* Task *
Reproduce each line bearing the word "chart".

* Supplied material *
══════

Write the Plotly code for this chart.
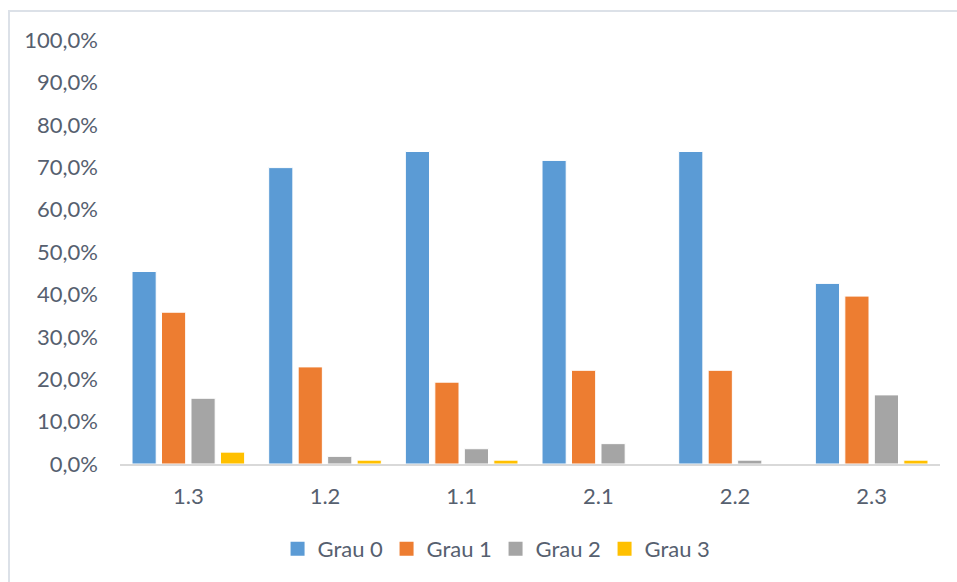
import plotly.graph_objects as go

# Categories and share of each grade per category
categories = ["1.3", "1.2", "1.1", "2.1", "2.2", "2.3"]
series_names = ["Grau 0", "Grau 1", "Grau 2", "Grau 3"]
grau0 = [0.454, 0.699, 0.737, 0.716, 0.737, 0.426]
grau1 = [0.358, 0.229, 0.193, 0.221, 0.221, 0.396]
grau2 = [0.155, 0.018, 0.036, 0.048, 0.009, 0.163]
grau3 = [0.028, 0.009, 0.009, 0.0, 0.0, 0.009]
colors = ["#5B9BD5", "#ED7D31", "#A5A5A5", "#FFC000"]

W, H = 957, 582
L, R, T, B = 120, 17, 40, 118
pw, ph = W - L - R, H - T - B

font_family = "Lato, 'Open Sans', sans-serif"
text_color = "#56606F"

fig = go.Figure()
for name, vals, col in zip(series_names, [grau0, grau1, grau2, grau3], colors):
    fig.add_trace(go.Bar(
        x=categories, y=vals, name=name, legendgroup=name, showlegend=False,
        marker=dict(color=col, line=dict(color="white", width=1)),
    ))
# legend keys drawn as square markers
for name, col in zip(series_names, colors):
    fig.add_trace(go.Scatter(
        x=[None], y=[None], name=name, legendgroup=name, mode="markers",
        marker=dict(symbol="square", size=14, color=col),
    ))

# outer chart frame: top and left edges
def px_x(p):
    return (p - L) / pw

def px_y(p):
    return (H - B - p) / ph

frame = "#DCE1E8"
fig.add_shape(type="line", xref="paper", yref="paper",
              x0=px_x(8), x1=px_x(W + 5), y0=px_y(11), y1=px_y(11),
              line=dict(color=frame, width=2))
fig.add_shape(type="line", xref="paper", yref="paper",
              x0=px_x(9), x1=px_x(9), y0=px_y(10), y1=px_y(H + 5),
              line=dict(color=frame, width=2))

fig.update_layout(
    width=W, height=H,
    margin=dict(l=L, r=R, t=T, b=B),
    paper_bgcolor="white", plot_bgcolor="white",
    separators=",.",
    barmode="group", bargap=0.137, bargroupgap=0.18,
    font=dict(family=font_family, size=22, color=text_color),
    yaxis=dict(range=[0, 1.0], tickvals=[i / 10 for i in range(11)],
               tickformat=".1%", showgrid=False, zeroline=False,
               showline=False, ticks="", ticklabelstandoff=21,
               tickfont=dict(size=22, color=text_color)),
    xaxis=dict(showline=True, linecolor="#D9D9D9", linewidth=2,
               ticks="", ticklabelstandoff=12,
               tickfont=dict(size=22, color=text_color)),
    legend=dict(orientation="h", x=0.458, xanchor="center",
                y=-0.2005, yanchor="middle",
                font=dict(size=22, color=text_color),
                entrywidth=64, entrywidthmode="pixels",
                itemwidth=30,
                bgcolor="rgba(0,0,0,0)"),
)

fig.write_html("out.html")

══════

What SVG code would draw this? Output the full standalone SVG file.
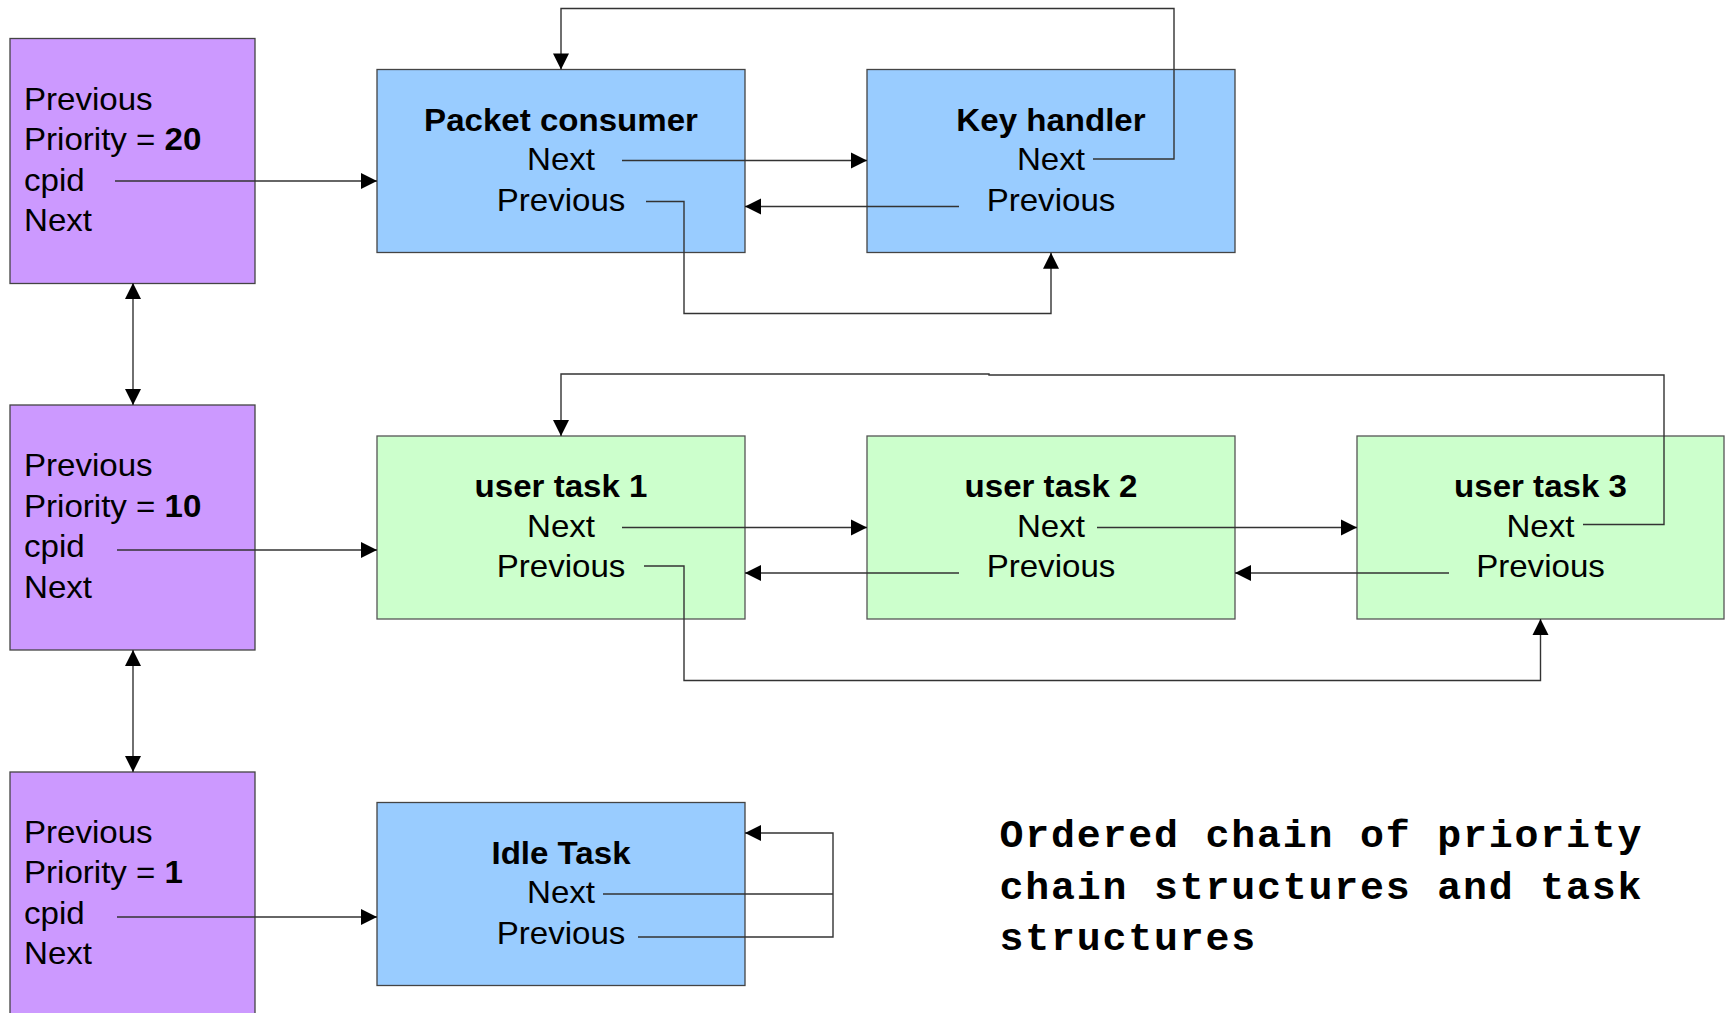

══════

* Task answer *
Write the Plotly code for this chart.
# outer chart frame: top and left edges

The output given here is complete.